■ Requirement: Pictures are not part of the copy. Retype the lines from the first one through the line that contains "const pts = (xs, ys)".

■ Recorded data:
·····
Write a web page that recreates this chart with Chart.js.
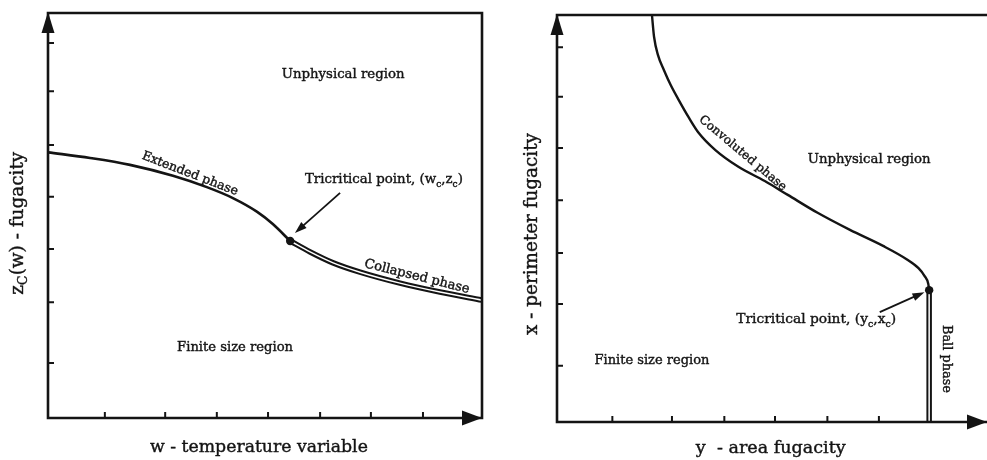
<!DOCTYPE html>
<html><head><meta charset="utf-8">
<script src="https://cdn.jsdelivr.net/npm/chart.js@4.4.0/dist/chart.umd.min.js"></script>
<style>
html,body{margin:0;padding:0;background:#fff;}
#wrap{position:relative;width:987px;height:460px;overflow:hidden;background:#fff;}
.pane{position:absolute;top:0;height:460px;}
</style></head><body>
<div id="wrap">
<div class="pane" style="left:0;width:490px"><canvas id="left"></canvas></div>
<div class="pane" style="left:490px;width:497px"><canvas id="right"></canvas></div>
</div>
<script>
// ---------- Left panel: z_c(w) versus w (arbitrary units) ----------
const wExtended  = [0.00, 0.97, 1.89, 2.88, 3.66, 4.26, 4.82, 5.18, 5.58];
const zExtended  = [6.56, 6.42, 6.25, 5.98, 5.70, 5.43, 5.09, 4.79, 4.37];
const wCollapsed = [5.58, 6.04, 6.57, 7.19, 8.11, 9.03, 10.0];
const zCollapsed = [4.37, 4.10, 3.83, 3.60, 3.33, 3.11, 2.91];
const wTricritical = [5.58];
const zTricritical = [4.37];
const wTicks = [1.31, 2.70, 3.89, 5.07, 6.27, 7.44, 8.64];
const zTicks = [1.36, 2.86, 4.17, 5.46, 6.74, 8.07, 9.26];

// ---------- Right panel: x (perimeter fugacity) versus y (area fugacity) ----------
const areaConvoluted      = [2.23, 2.28, 2.37, 2.51, 2.67, 2.86, 3.09, 3.33, 3.72, 4.26, 4.88, 5.42, 6.12, 6.88, 7.67, 8.21, 8.49, 8.63, 8.72, 8.74];
const perimeterConvoluted = [10.0, 9.46, 9.02, 8.65, 8.28, 7.91, 7.49, 7.10, 6.68, 6.27, 5.92, 5.58, 5.14, 4.72, 4.32, 4.00, 3.78, 3.59, 3.39, 3.24];
const areaBall      = [8.74, 8.74];
const perimeterBall = [3.24, 0.00];
const areaTricritical      = [8.74];
const perimeterTricritical = [3.24];
const areaTicks      = [1.30, 2.70, 3.93, 5.12, 6.35, 7.56];
const perimeterTicks = [1.38, 2.90, 4.15, 5.45, 6.73, 7.99, 9.21];

const INK = '#141414';
const pts = (xs, ys) => xs.map((v, i) => ({x: v, y: ys[i]}));

// rich text (supports subscripts), fitted to a target width
function richWidth(ctx, parts, size, family) {
  let w = 0;
  for (const [t, sub] of parts) {
    ctx.font = `${sub ? size * 0.68 : size}px ${family}`;
    w += ctx.measureText(t).width;
  }
  return w;
}
function drawRich(ctx, lab, px, py) {
  const family = lab.family;
  const base = richWidth(ctx, lab.parts, 20, family);
  const size = 20 * lab.w / base;
  const W = richWidth(ctx, lab.parts, size, family);
  ctx.save();
  ctx.translate(px, py);
  ctx.rotate((lab.rot || 0) * Math.PI / 180);
  ctx.textBaseline = 'middle';
  ctx.textAlign = 'left';
  ctx.fillStyle = INK;
  ctx.strokeStyle = INK;
  ctx.lineWidth = 0.4;
  let cx = lab.align === 'left' ? 0 : -W / 2;
  for (const [t, sub] of lab.parts) {
    const s = sub ? size * 0.68 : size;
    ctx.font = `${s}px ${family}`;
    const yy = sub ? size * 0.32 : 0;
    ctx.fillText(t, cx, yy);
    ctx.strokeText(t, cx, yy);
    cx += ctx.measureText(t).width;
  }
  ctx.restore();
}

const paperFigure = {
  id: 'paperFigure',
  afterDatasetsDraw(chart, args, o) {
    const {ctx, chartArea: a, scales: {x, y}} = chart;
    ctx.save();
    ctx.strokeStyle = INK; ctx.fillStyle = INK;
    ctx.lineWidth = 2.6; ctx.lineCap = 'square';
    ctx.beginPath();
    ctx.moveTo(a.left, a.bottom); ctx.lineTo(a.left, a.top);
    if (o.closed) {
      ctx.lineTo(a.right, a.top); ctx.lineTo(a.right, a.bottom); ctx.lineTo(a.left, a.bottom);
    } else {
      ctx.moveTo(a.left, a.top); ctx.lineTo(chart.width, a.top);
      ctx.moveTo(a.left, a.bottom); ctx.lineTo(chart.width, a.bottom);
    }
    ctx.stroke();
    // inward tick marks
    ctx.lineWidth = 2; ctx.lineCap = 'butt';
    ctx.beginPath();
    for (const v of o.xTicks) { const p = x.getPixelForValue(v); ctx.moveTo(p, a.bottom); ctx.lineTo(p, a.bottom - 6); }
    for (const v of o.yTicks) { const p = y.getPixelForValue(v); ctx.moveTo(a.left, p); ctx.lineTo(a.left + 6, p); }
    ctx.stroke();
    // arrow heads on axes
    ctx.beginPath();
    ctx.moveTo(a.left, a.top - 1); ctx.lineTo(a.left - 6.5, a.top + 20); ctx.lineTo(a.left + 6.5, a.top + 20); ctx.closePath();
    ctx.fill();
    const tipX = o.closed ? a.right : chart.width;
    ctx.beginPath();
    ctx.moveTo(tipX, a.bottom); ctx.lineTo(tipX - 20, a.bottom - 7.5); ctx.lineTo(tipX - 20, a.bottom + 7.5); ctx.closePath();
    ctx.fill();
    // pointer arrows
    for (const ar of o.arrows) {
      const x1 = x.getPixelForValue(ar.x1), y1 = y.getPixelForValue(ar.y1);
      const x2 = x.getPixelForValue(ar.x2), y2 = y.getPixelForValue(ar.y2);
      const ang = Math.atan2(y2 - y1, x2 - x1);
      ctx.lineWidth = 1.8;
      ctx.beginPath(); ctx.moveTo(x1, y1);
      ctx.lineTo(x2 - 8 * Math.cos(ang), y2 - 8 * Math.sin(ang)); ctx.stroke();
      ctx.beginPath();
      ctx.moveTo(x2, y2);
      ctx.lineTo(x2 - 12 * Math.cos(ang) + 4 * Math.sin(ang), y2 - 12 * Math.sin(ang) - 4 * Math.cos(ang));
      ctx.lineTo(x2 - 12 * Math.cos(ang) - 4 * Math.sin(ang), y2 - 12 * Math.sin(ang) + 4 * Math.cos(ang));
      ctx.closePath(); ctx.fill();
    }
    ctx.restore();
    for (const lab of o.labels) drawRich(ctx, lab, x.getPixelForValue(lab.x), y.getPixelForValue(lab.y));
  }
};

function makeChart(id, datasets, padding, fig) {
  return new Chart(document.getElementById(id), {
    type: 'scatter',
    data: {datasets},
    options: {
      responsive: true, maintainAspectRatio: false, animation: false,
      layout: {padding},
      scales: {
        x: {type: 'linear', min: 0, max: 10, display: false},
        y: {type: 'linear', min: 0, max: 10, display: false}
      },
      elements: {point: {radius: 0}},
      plugins: {legend: {display: false}, tooltip: {enabled: false}, paperFigure: fig}
    },
    plugins: [paperFigure]
  });
}

const curve = (data, width, color, order) => ({
  data, showLine: true, borderColor: color, borderWidth: width, pointRadius: 0,
  cubicInterpolationMode: 'monotone', order, borderCapStyle: 'butt'
});
const dot = (data) => ({data, showLine: false, pointRadius: 4.2, pointBackgroundColor: INK, pointBorderWidth: 0, order: 0});

const SERIF = '"DejaVu Serif", serif';

makeChart('left', [
  dot(pts(wTricritical, zTricritical)),
  curve(pts(wCollapsed, zCollapsed), 1.5, '#fff', 1),
  curve(pts(wCollapsed, zCollapsed), 5.5, INK, 2),
  curve(pts(wExtended, zExtended), 2.6, INK, 3)
], {left: 48, top: 13, right: 8, bottom: 42}, {
  closed: true, xTicks: wTicks, yTicks: zTicks,
  arrows: [{x1: 6.73, y1: 5.56, x2: 5.69, y2: 4.57}],
  labels: [
    {parts: [['Unphysical region']], x: 6.80, y: 8.49, w: 123, family: SERIF},
    {parts: [['Extended phase']], x: 3.27, y: 6.03, w: 102, rot: 21, family: SERIF},
    {parts: [['Collapsed phase']], x: 8.50, y: 3.49, w: 108, rot: 14, family: SERIF},
    {parts: [['Tricritical point, (w'], ['c', 1], [','], ['z'], ['c', 1], [')']], x: 5.92, y: 5.88, w: 158, align: 'left', family: SERIF},
    {parts: [['Finite size region']], x: 4.31, y: 1.73, w: 116, family: SERIF},
    {parts: [['w - temperature variable']], x: 4.86, y: -0.72, w: 218, family: SERIF},
    {parts: [['z'], ['C', 1], ['(w) - fugacity']], x: -0.69, y: 4.81, w: 143, rot: -90, family: SERIF}
  ]
});

makeChart('right', [
  dot(pts(areaTricritical, perimeterTricritical)),
  curve(pts(areaBall, perimeterBall), 1.5, '#fff', 1),
  curve(pts(areaBall, perimeterBall), 5.5, INK, 2),
  curve(pts(areaConvoluted, perimeterConvoluted), 2.4, INK, 3)
], {left: 67, top: 15, right: 0, bottom: 38}, {
  closed: false, xTicks: areaTicks, yTicks: perimeterTicks,
  arrows: [{x1: 7.58, y1: 2.70, x2: 8.63, y2: 3.19}],
  labels: [
    {parts: [['Unphysical region']], x: 7.33, y: 6.44, w: 123, family: SERIF},
    {parts: [['Convoluted phase']], x: 4.36, y: 6.60, w: 110, rot: 40, family: SERIF},
    {parts: [['Tricritical point, (y'], ['c', 1], [','], ['x'], ['c', 1], [')']], x: 4.21, y: 2.51, w: 160, align: 'left', family: SERIF},
    {parts: [['Ball phase']], x: 9.14, y: 1.55, w: 68, rot: 90, family: SERIF},
    {parts: [['Finite size region']], x: 2.23, y: 1.52, w: 115, family: SERIF},
    {parts: [['y  - area fugacity']], x: 5.02, y: -0.64, w: 150, family: SERIF},
    {parts: [['x - perimeter fugacity']], x: -0.58, y: 4.62, w: 202, rot: -90, family: SERIF}
  ]
});
</script>
</body></html>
·····
■ Task response:
Write a web page that recreates this chart with Chart.js.
<!DOCTYPE html>
<html><head><meta charset="utf-8">
<script src="https://cdn.jsdelivr.net/npm/chart.js@4.4.0/dist/chart.umd.min.js"></script>
<style>
html,body{margin:0;padding:0;background:#fff;}
#wrap{position:relative;width:987px;height:460px;overflow:hidden;background:#fff;}
.pane{position:absolute;top:0;height:460px;}
</style></head><body>
<div id="wrap">
<div class="pane" style="left:0;width:490px"><canvas id="left"></canvas></div>
<div class="pane" style="left:490px;width:497px"><canvas id="right"></canvas></div>
</div>
<script>
// ---------- Left panel: z_c(w) versus w (arbitrary units) ----------
const wExtended  = [0.00, 0.97, 1.89, 2.88, 3.66, 4.26, 4.82, 5.18, 5.58];
const zExtended  = [6.56, 6.42, 6.25, 5.98, 5.70, 5.43, 5.09, 4.79, 4.37];
const wCollapsed = [5.58, 6.04, 6.57, 7.19, 8.11, 9.03, 10.0];
const zCollapsed = [4.37, 4.10, 3.83, 3.60, 3.33, 3.11, 2.91];
const wTricritical = [5.58];
const zTricritical = [4.37];
const wTicks = [1.31, 2.70, 3.89, 5.07, 6.27, 7.44, 8.64];
const zTicks = [1.36, 2.86, 4.17, 5.46, 6.74, 8.07, 9.26];

// ---------- Right panel: x (perimeter fugacity) versus y (area fugacity) ----------
const areaConvoluted      = [2.23, 2.28, 2.37, 2.51, 2.67, 2.86, 3.09, 3.33, 3.72, 4.26, 4.88, 5.42, 6.12, 6.88, 7.67, 8.21, 8.49, 8.63, 8.72, 8.74];
const perimeterConvoluted = [10.0, 9.46, 9.02, 8.65, 8.28, 7.91, 7.49, 7.10, 6.68, 6.27, 5.92, 5.58, 5.14, 4.72, 4.32, 4.00, 3.78, 3.59, 3.39, 3.24];
const areaBall      = [8.74, 8.74];
const perimeterBall = [3.24, 0.00];
const areaTricritical      = [8.74];
const perimeterTricritical = [3.24];
const areaTicks      = [1.30, 2.70, 3.93, 5.12, 6.35, 7.56];
const perimeterTicks = [1.38, 2.90, 4.15, 5.45, 6.73, 7.99, 9.21];

const INK = '#141414';
const pts = (xs, ys) => xs.map((v, i) => ({x: v, y: ys[i]}));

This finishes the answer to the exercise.